Playing off Tobold's insights, here are some thoughts of my own on the advent of console MMOs.
First, PC gamers should be excited about console MMOs even if they don't intend to play them. I agree with Tobold that console MMOs will necessarily be different from PC games. Yet they'll still compete with PC games since many, if not most, gamers who own a console also play games, at least occasionally, on their computers.
Any way it happens, the design concepts in console MMOs will bleed into PC MMOs. Each will affect the other design-wise. As a result, we might see more variety in PC MMOs. Certainly, console MMOs will more often focus on real-time combat. That's one feature which will bleed over.
Second, keyboards might not shame console controls in versatility much longer. Voice commands, ala Tom Clancy's EndWar, aren't very popular now, but they will be once a console maker comes up with a more comfortable headset.
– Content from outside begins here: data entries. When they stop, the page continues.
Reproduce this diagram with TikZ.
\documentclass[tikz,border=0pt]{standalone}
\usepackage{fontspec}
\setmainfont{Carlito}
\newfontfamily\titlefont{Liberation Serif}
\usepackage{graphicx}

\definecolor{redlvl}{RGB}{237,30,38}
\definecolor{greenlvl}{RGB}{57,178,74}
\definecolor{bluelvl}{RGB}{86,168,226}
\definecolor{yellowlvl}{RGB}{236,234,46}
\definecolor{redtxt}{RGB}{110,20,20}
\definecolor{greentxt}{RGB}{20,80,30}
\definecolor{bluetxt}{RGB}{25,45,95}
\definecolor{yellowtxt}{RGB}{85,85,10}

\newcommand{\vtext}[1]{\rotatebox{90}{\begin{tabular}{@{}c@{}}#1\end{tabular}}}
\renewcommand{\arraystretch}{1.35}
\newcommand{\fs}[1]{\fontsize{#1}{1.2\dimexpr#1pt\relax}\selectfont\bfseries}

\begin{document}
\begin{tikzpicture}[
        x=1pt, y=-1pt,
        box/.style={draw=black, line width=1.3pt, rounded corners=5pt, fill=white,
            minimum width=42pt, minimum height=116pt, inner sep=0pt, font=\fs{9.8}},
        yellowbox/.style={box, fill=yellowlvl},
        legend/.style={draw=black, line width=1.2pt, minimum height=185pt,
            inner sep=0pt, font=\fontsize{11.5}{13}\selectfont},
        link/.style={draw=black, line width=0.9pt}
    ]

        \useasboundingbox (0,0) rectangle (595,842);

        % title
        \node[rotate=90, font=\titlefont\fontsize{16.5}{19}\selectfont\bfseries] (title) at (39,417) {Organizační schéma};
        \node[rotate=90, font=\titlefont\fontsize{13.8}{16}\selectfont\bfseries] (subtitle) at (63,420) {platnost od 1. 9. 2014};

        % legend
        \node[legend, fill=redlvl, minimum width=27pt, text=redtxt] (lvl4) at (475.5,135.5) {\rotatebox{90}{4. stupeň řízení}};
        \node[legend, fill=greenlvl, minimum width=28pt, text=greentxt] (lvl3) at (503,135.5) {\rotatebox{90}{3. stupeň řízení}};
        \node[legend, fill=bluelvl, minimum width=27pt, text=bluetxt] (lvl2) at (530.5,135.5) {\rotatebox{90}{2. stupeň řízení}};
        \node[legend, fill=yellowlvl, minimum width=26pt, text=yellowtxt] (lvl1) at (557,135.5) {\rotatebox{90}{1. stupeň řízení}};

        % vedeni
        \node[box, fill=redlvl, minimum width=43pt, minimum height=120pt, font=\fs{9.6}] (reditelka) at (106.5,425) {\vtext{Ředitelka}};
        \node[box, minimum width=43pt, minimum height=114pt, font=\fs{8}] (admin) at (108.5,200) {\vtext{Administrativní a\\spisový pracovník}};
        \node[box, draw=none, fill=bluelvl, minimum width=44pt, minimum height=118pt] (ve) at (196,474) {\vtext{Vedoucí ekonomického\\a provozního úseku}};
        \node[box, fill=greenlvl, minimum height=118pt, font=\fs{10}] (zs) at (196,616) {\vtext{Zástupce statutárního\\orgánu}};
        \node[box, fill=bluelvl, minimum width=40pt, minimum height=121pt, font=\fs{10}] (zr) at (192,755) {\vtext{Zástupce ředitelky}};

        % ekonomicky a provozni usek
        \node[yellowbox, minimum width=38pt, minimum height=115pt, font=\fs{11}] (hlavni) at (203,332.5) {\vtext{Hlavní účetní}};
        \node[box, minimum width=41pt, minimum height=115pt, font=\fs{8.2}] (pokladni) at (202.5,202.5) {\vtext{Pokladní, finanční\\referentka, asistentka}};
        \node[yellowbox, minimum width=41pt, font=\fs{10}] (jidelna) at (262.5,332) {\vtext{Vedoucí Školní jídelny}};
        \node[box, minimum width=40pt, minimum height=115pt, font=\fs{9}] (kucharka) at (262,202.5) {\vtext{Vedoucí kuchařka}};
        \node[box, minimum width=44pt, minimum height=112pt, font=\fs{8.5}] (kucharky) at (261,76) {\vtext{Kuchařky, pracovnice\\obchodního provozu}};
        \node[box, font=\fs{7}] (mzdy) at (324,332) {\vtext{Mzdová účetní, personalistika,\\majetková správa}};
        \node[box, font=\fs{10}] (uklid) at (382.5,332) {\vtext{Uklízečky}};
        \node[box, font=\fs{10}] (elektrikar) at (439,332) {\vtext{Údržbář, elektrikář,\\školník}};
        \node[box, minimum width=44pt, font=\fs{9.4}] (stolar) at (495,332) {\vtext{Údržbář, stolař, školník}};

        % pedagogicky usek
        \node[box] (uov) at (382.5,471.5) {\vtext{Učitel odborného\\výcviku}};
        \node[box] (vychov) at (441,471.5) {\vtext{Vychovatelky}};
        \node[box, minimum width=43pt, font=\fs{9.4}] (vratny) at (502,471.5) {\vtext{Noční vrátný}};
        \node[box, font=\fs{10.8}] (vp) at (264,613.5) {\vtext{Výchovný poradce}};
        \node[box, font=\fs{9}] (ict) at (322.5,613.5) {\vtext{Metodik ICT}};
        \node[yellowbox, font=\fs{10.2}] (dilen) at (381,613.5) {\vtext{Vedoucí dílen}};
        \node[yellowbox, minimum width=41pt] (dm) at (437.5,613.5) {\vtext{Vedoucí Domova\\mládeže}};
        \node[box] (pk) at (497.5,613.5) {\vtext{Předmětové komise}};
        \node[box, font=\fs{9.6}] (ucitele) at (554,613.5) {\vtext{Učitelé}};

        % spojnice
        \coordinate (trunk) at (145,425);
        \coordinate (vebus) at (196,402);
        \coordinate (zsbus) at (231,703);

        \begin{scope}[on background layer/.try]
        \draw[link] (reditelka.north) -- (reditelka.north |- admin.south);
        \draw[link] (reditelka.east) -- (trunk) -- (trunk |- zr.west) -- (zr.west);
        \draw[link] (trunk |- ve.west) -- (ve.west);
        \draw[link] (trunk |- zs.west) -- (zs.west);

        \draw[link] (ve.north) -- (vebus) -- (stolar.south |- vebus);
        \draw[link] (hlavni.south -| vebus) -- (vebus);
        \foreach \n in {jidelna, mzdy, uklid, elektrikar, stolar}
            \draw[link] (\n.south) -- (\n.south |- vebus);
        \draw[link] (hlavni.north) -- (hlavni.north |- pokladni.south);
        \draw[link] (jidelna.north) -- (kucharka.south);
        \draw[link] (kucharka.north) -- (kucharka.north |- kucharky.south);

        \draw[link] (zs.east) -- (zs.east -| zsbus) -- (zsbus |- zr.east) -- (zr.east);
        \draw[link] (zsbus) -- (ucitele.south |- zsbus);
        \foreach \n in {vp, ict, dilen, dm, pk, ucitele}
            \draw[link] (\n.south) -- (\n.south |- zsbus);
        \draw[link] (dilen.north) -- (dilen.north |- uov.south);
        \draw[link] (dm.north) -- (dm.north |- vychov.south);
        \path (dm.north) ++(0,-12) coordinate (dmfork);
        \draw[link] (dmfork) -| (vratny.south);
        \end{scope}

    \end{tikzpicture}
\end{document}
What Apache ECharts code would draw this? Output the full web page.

We could eventually see something as small as Bluetooth earpiece, and voice recognition technology will continue to improve.
All console manufacturers are also making headway on gesture recognition software and hardware. If a console can tell which way you're tilting your controller, which way your body is moving, where your eyes are directed, then that's further control which can be offered intuitively to the player. Advancement of such technology is certain, though intelligent use of it is not. I'm not saying this tech will greatly empower console MMOs, but it could.
Communication isn't a problem, though console communication must rely on voice chat. By next console generation, voice chat will probably appeal to more gamers due to exposure. And voice masking technology continues to improve, so by next generation no one will have to know whether your young or old, male or female, etc. Still, I won't say voice chat isn't without its drawbacks. For one thing, most people are particular about the style and quality of their voice, and those who don't like the available voice masks are likely to not chat at all.
As for payment, I'm sure multiple strategies are possible, including subscription models. People are already accustomed to paying monthly fees on top of their basic subscriptions to cable and satellite TV for additional programming (such as sports packages or movie packages). So paying a fee on top of a monthly subscription to Xbox Live is likely a feasible business model. Of course, Sony doesn't charge for the PS3 online service, so subscription MMOs might be easier for them.
Xbox Live already has customers accustomed to microtransactions, as does PSN. Many people have downloaded additional content for Oblivion, Crackdown, and other games.
Free-to-play models are possible, but I've never seen a free-to-play MMO of the graphical quality that the PS3 and 360 demand. The production costs such quality requires might not make sense for these games. If a free-to-play MMO were released on Xbox Live, I expect it would be released via the Live Arcade.
What other issues might arise in the shift from PC to consoles for MMOs?